The vessel was returning to port for a new trawl net at about 10.40pm, when it was bumped by an object – possibly a log – which jammed the propeller and stalled the main engine.
Two crew members had been watching a rugby league international final on TV in the mess. They came on deck while the skipper focused on restarting the engine. But the skipper did not instruct the crew to drop the anchor or assist in any way. He told Maritime NZ that he was not sure if the crew knew how to work the anchor, which could be difficult to use, but he did not check with them.
By the time the skipper restarted the engine and returned to the wheelhouse, the vessel had drifted on to a stony beach at the outer entrance to the harbour.
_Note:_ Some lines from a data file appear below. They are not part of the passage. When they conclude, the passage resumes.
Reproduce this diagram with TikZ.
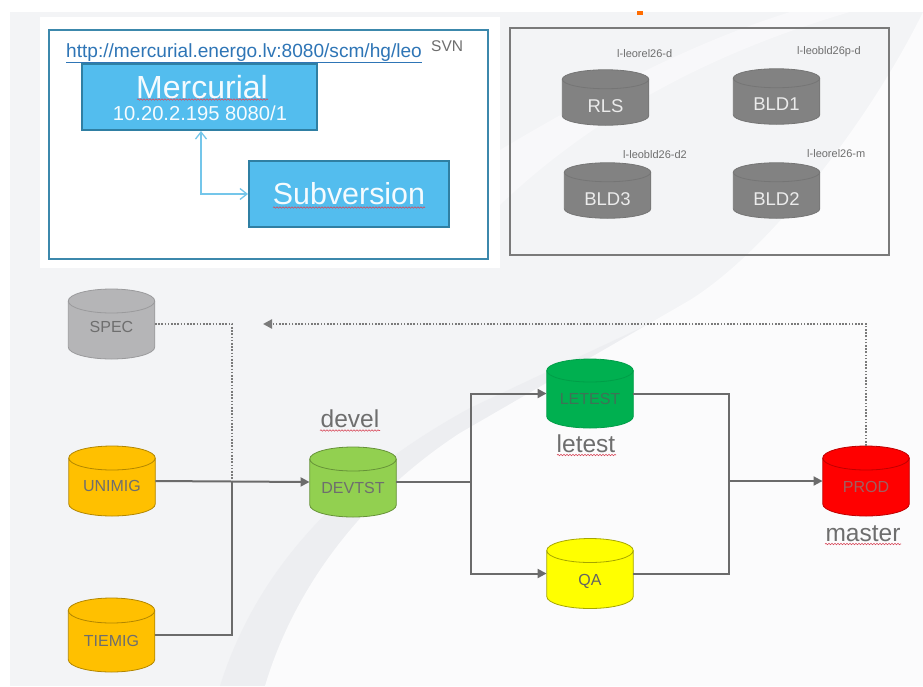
\documentclass[tikz,border=0pt]{standalone}
\usepackage{fontspec}
\setmainfont{Liberation Sans}
\usetikzlibrary{arrows.meta,decorations.pathmorphing}
\definecolor{panel}{HTML}{F3F4F6}
\definecolor{band}{HTML}{EDEEF1}
\definecolor{soft}{HTML}{FBFBFC}
\definecolor{line}{HTML}{6B6B6B}
\definecolor{txt}{HTML}{6E6E6E}
\definecolor{blue}{HTML}{53BDEE}
\definecolor{blueedge}{HTML}{2F7FA3}
\definecolor{frameblue}{HTML}{3C88AC}
\definecolor{lightarrow}{HTML}{74C6EA}
\definecolor{link}{HTML}{2E75B6}
\definecolor{squigred}{HTML}{D8485A}
\definecolor{devg}{HTML}{92D050}
\definecolor{letg}{HTML}{00B050}
\definecolor{qay}{HTML}{FFFF00}
\definecolor{prodr}{HTML}{FF0000}
\definecolor{amb}{HTML}{FFC000}
\definecolor{slate}{HTML}{828282}
\definecolor{specg}{HTML}{B5B5B7}
\tikzset{
  dbtext/.style={rectangle,inner sep=0pt,text height=0pt,text depth=0pt,font=\fontsize{16}{18}\selectfont,text=txt},
  graytext/.style={dbtext,text=white!92!black,font=\fontsize{18.5}{20}\selectfont},
  lettext/.style={dbtext,text=black!30!gray!70!letg},
  qatext/.style={dbtext,text=txt!90!black},
  prodtext/.style={dbtext,text=gray!75!prodr},
  bluebox/.style={rectangle,draw=blueedge,fill=blue,line width=2pt,text=white!94!blue,inner sep=0pt,align=center},
  flow/.style={draw=line,line width=2pt},
  arrowed/.style={-{Triangle[length=9pt,width=9pt]}},
  dots/.style={draw=line!90,line width=2.2pt,dash pattern=on 1.6pt off 1.6pt},
  hostlabel/.style={text=txt,font=\fontsize{11}{13}\selectfont,inner sep=0pt},
  biglabel/.style={text=txt,font=\fontsize{24.5}{26}\selectfont,inner sep=0pt},
  squig/.style={draw=squigred,line width=0.6pt,decorate,decoration={snake,amplitude=0.7pt,segment length=3pt}},
}
% \dbcyl{style}{name}{x}{y}{half height}{y radius}{fill}{edge}{text drop}{label}
\newcommand{\dbcyl}[8]{%
  \def\cylstyle{#1}\def\cylname{#2}\def\cylx{#3}\def\cyly{#4}\def\cylhh{#5}\def\cylry{#6}\def\cylfill{#7}\def\cyledge{#8}\dbcylfinish}
\newcommand{\dbcylfinish}[2]{%
  \begin{scope}[shift={(\cylx,\cyly)}]
    \path[fill=\cylfill,draw=\cyledge,line width=0.8pt]
      (-43.25,-\cylhh+\cylry) arc[start angle=180,end angle=0,x radius=43.25pt,y radius=\cylry pt]
      -- (43.25,\cylhh-\cylry) arc[start angle=0,end angle=-180,x radius=43.25pt,y radius=\cylry pt] -- cycle;
    \draw[draw=\cyledge,line width=0.8pt]
      (-43.25,-\cylhh+\cylry) arc[start angle=180,end angle=360,x radius=43.25pt,y radius=\cylry pt];
  \end{scope}
  \node[\cylstyle,minimum width=86.5pt,minimum height=2*\cylhh pt] (\cylname) at (\cylx,\cyly) {\raisebox{-#1pt}{#2}};
}
\begin{document}
\begin{tikzpicture}[x=1pt,y=-1pt]
\useasboundingbox (0,0) rectangle (923,686);
\fill[white] (0,0) rectangle (923,686);
\fill[panel] (10,12) rectangle (923,686);
% background swoosh
\fill[band] (220,686) .. controls (250,590) and (320,490) .. (470,408) -- (700,300) -- (700,420) -- (400,686) -- cycle;
\fill[soft] (265,686) .. controls (295,585) and (365,495) .. (460,433)
  -- (690,300) .. controls (770,250) and (870,120) .. (923,12) -- (923,686) -- cycle;
\fill[panel!60!white] (500,150) .. controls (600,90) and (700,40) .. (790,12) -- (850,12) .. controls (720,50) and (600,110) .. (500,205) -- cycle;
\fill[orange!85!red] (637,11) rectangle (643,15);
% left panel
\fill[white] (40,17) rectangle (500,268);
\draw[frameblue,line width=2.6pt] (49,30) rectangle (488,259);
\node[anchor=base west,inner sep=0pt,text=link,font=\fontsize{19.1}{21}\selectfont] (url) at (66,57) {\underline{http://mercurial.energo.lv:8080/scm/hg/leo}};
\node[anchor=base west,inner sep=0pt,text=txt,font=\fontsize{15.5}{17}\selectfont] (svn) at (431,51) {SVN};
\node[bluebox,minimum width=235pt,minimum height=66pt] (merc) at (199.5,97) {};
\node[text=white!94!blue,inner sep=0pt,font=\fontsize{32}{34}\selectfont] (merctitle) at (202,87) {Mercurial};
\node[text=white!94!blue,inner sep=0pt,font=\fontsize{20.2}{22}\selectfont] (mercip) at (200,113) {10.20.2.195 8080/1};
\node[bluebox,minimum width=200pt,minimum height=66pt,font=\fontsize{30.4}{32}\selectfont] (sub) at (349,194) {Subversion};
\draw[lightarrow,line width=1.3pt,{Straight Barb[length=7pt,width=11pt]}-{Straight Barb[length=7pt,width=11pt]}] ([xshift=1.5pt]merc.south) |- (sub.west);
\draw[squig] (137,99.5) -- (268,99.5);
\draw[squig] (273,207.5) -- (425,207.5);
% right panel
\draw[line!90,line width=1.3pt] (510,28) rectangle (889,255);
\dbcyl{graytext}{rls}{605.5}{97.5}{27.75}{9.5}{slate}{slate!90!black}{14.5}{RLS}
\dbcyl{graytext}{bld1}{776.5}{96.5}{27.75}{9.5}{slate}{slate!90!black}{13.5}{BLD1}
\dbcyl{graytext}{bld3}{607.5}{190.5}{27.75}{9.5}{slate}{slate!90!black}{14.5}{BLD3}
\dbcyl{graytext}{bld2}{776.5}{190.5}{27.75}{9.5}{slate}{slate!90!black}{14.5}{BLD2}
\node[hostlabel,anchor=west] (h1) at (617,54) {l-leorel26-d};
\node[hostlabel,anchor=west] (h2) at (797,52) {l-leobld26p-d};
\node[hostlabel,anchor=west] (h3) at (623,154.5) {l-leobld26-d2};
\node[hostlabel,anchor=west] (h4) at (807,153.5) {l-leorel26-m};
% flow
\dbcyl{dbtext}{spec}{111.5}{324}{35}{12}{specg}{specg!85!black}{8.7}{SPEC}
\dbcyl{dbtext}{unimig}{112}{481}{35}{12}{amb}{amb!70!black}{10.7}{UNIMIG}
\dbcyl{dbtext}{tiemig}{111.5}{635}{37}{12.5}{amb}{amb!70!black}{11.4}{TIEMIG}
\dbcyl{dbtext}{devtst}{353}{482}{35}{12}{devg}{devg!70!black}{11.7}{DEVTST}
\dbcyl{lettext}{letest}{590}{393.5}{34.5}{11.5}{letg}{letg!90!black}{11.2}{LETEST}
\dbcyl{qatext}{qa}{590}{573.5}{35}{12}{qay}{qay!65!black}{12.2}{QA}
\dbcyl{prodtext}{prod}{866}{481}{35}{12}{prodr}{prodr!75!black}{11.4}{PROD}
\node[biglabel] (devel) at (350,419) {devel};
\node[biglabel] (letestl) at (586,444) {letest};
\node[biglabel] (master) at (863,534) {master};
\draw[squig] (320,430.5) -- (380,430.5);
\draw[squig] (557,455) -- (616,455);
\draw[squig] (825,544) -- (901,544);
\coordinate (jl) at (232,481);
\coordinate (jr) at (471,482);
\coordinate (jm) at (729,481);
\coordinate (tail) at (263,324);
\draw[dots] (spec.east) -| (jl);
\draw[dots,-{Triangle[length=9pt,width=9pt]}] (prod.north) |- (tail);
\draw[flow,arrowed] (unimig.east) -- (devtst.west);
\draw[flow] (tiemig.east) -| (jl);
\draw[flow] (devtst.east) -- (jr);
\draw[flow,arrowed] (jr) |- (letest.west);
\draw[flow,arrowed] (jr) |- (qa.west);
\draw[flow] (letest.east) -| (jm);
\draw[flow] (qa.east) -| (jm);
\draw[flow,arrowed] (jm) -- (prod.west);
\end{tikzpicture}
\end{document}
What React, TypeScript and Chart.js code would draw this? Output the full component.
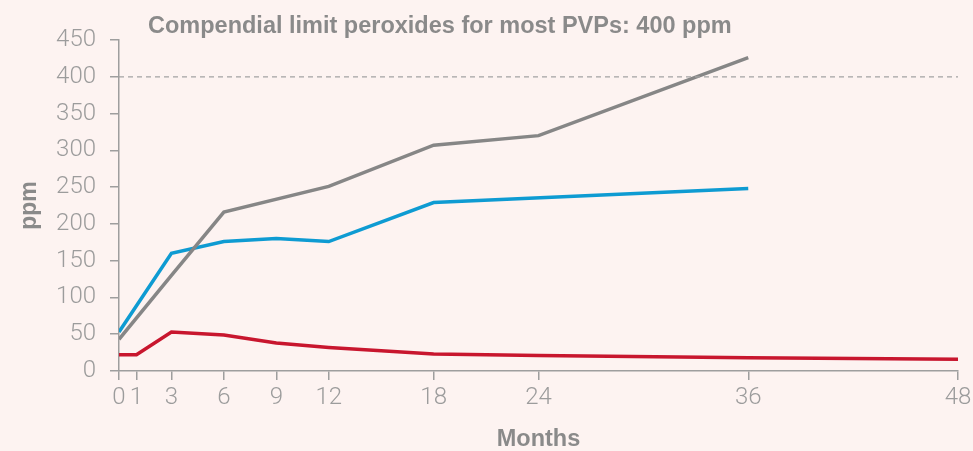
import React, { useEffect, useRef } from "react";
import { Chart, registerables } from "chart.js";

Chart.register(...registerables);

const xTicks = [0, 1, 3, 6, 9, 12, 18, 24, 36, 48];
const yMax = 450;
const yStep = 50;
const limitValue = 400;

const grayMonths = [0, 3, 6, 12, 18, 24, 36];
const grayValues = [43, 130, 216, 251, 307, 320, 426];

const blueMonths = [0, 3, 6, 9, 12, 18, 36];
const blueValues = [53, 160, 176, 180, 176, 229, 248];

const redMonths = [0, 1, 3, 6, 9, 12, 18, 24, 36, 48];
const redValues = [22, 22, 53, 49, 38, 32, 23, 21, 18, 16];

const titleText = "Compendial limit peroxides for most PVPs: 400 ppm";
const yTitle = "ppm";
const xTitle = "Months";

const BG = "#fdf3f1";
const AXIS = "#9e9e9e";
const TEXT = "#9c9c9c";
const TITLE = "#8a8a8a";
const TICK_FONT = { family: "Roboto, 'Liberation Sans', sans-serif", size: 24, weight: "300" };
const BOLD_FONT = "'Liberation Sans', Arial, sans-serif";

const toPts = (xs: number[], ys: number[]) => xs.map((x, i) => ({ x, y: ys[i] }));

export default function App() {
  const ref = useRef<HTMLCanvasElement | null>(null);
  useEffect(() => {
    document.body.style.margin = "0";
    document.body.style.background = BG;
    const canvas = ref.current!;
    const titlePlugin = {
      id: "topTitle",
      afterDraw(chart: any) {
        const ctx = chart.ctx;
        ctx.save();
        ctx.font = `bold 23.5px ${BOLD_FONT}`;
        ctx.fillStyle = TITLE;
        ctx.textBaseline = "middle";
        ctx.textAlign = "left";
        ctx.fillText(titleText, chart.chartArea.left + 29, 27);
        ctx.restore();
      },
    };
    const chart = new Chart(canvas, {
      type: "line",
      data: {
        datasets: [
          {
            data: [
              { x: xTicks[0], y: limitValue },
              { x: xTicks[xTicks.length - 1], y: limitValue },
            ],
            borderColor: "#a3a3a3",
            borderWidth: 1.2,
            borderDash: [5, 4],
            pointRadius: 0,
          },
          {
            data: toPts(grayMonths, grayValues),
            borderColor: "#868686",
            borderWidth: 3.5,
            pointRadius: 0,
            tension: 0,
          },
          {
            data: toPts(blueMonths, blueValues),
            borderColor: "#0e9bd2",
            borderWidth: 3.5,
            pointRadius: 0,
            tension: 0,
          },
          {
            data: toPts(redMonths, redValues),
            borderColor: "#c8162e",
            borderWidth: 3.5,
            pointRadius: 0,
            tension: 0,
          },
        ],
      },
      options: {
        animation: false,
        responsive: false,
        maintainAspectRatio: false,
        layout: { padding: { left: 0, right: 15, top: 40, bottom: 0 } },
        plugins: { legend: { display: false }, tooltip: { enabled: false }, title: { display: false } },
        scales: {
          x: {
            type: "linear",
            min: 0,
            max: 48,
            afterBuildTicks: (scale: any) => {
              scale.ticks = xTicks.map((v) => ({ value: v }));
            },
            afterFit: (scale: any) => {
              scale.height = 80;
              scale.paddingRight = 0;
              scale.paddingLeft = 0;
            },
            grid: {
              drawOnChartArea: false,
              drawTicks: true,
              tickLength: 9,
              color: AXIS,
              lineWidth: 1.5,
            },
            border: { color: AXIS, width: 1.5 },
            ticks: {
              color: TEXT,
              padding: 4,
              autoSkip: false,
              maxRotation: 0,
              font: TICK_FONT,
            },
            title: {
              display: true,
              text: xTitle,
              color: TITLE,
              padding: { top: 4, bottom: -3 },
              font: { family: BOLD_FONT, size: 23.5, weight: "bold" },
            },
          },
          y: {
            min: 0,
            max: yMax,
            afterFit: (scale: any) => {
              scale.width = 119;
            },
            grid: {
              drawOnChartArea: false,
              drawTicks: true,
              tickLength: 9,
              color: AXIS,
              lineWidth: 1.5,
            },
            border: { color: AXIS, width: 1.5 },
            ticks: {
              stepSize: yStep,
              color: TEXT,
              padding: 14,
              font: TICK_FONT,
            },
            title: {
              display: true,
              text: yTitle,
              color: TITLE,
              padding: { top: 16, bottom: 0 },
              font: { family: BOLD_FONT, size: 23, weight: "bold" },
            },
          },
        },
      },
      plugins: [titlePlugin],
    } as any);
    return () => chart.destroy();
  }, []);
  return (
    <div style={{ width: 973, height: 451, background: BG }}>
      <canvas ref={ref} width={973} height={451} style={{ display: "block" }} />
    </div>
  );
}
In the outgoing tide, attempts failed to power it off the shoreline. The vessel ended up tipped over and wedged against a large rock. Contact was made with harbour control and the trawler was refloated the next day with the assistance of a tug, and then pushed back to port.
The incident resulted in considerable damage to the trawler, including broken external planking on the starboard side and damage to deck beams.
Maritime NZ has warned the owner operator and relief skipper to make sure that safety measures in the vessel’s Maritime Transport Operating Plan are followed in future. Operators need to ensure the safe navigation of the vessel in any situation.
- Skippers and crews of commercial vessels need to understand the Maritime Transport Operator Plan (MTOP) for the vessel, and follow its safety procedures.
- If this skipper had followed the MTOP for the vessel, he would have dropped the anchor while trying to restart the engine, and avoided grounding.
- He now acknowledges it should have been common sense to anchor the boat once it lost power.
- If in danger, or drifting in a shipping route, the first action should be to anchor to ensure the vessel’s security and that of other marine traffic – especially in a shipping lane.
Then crews of other vessels can identify the location of stranded or drifting boats on their radar.
- The crew of the trawler should also have kept a lookout by all appropriate means, including its radar, so they could warn other vessels by radio if need be.
- All crew members should be trained in the operation of essential equipment, including the anchor, so they can assist in emergency situations.
- The Maritime Operator Safety System (MOSS) is designed to ensure safe operating practices among commercial operators – who are responsible for developing their own safety system covering the entire operation of the vessel, including crew training in safety procedures.
- It is also the responsibility of the operator to ensure skippers are fully aware of the MTOP and how to implement it.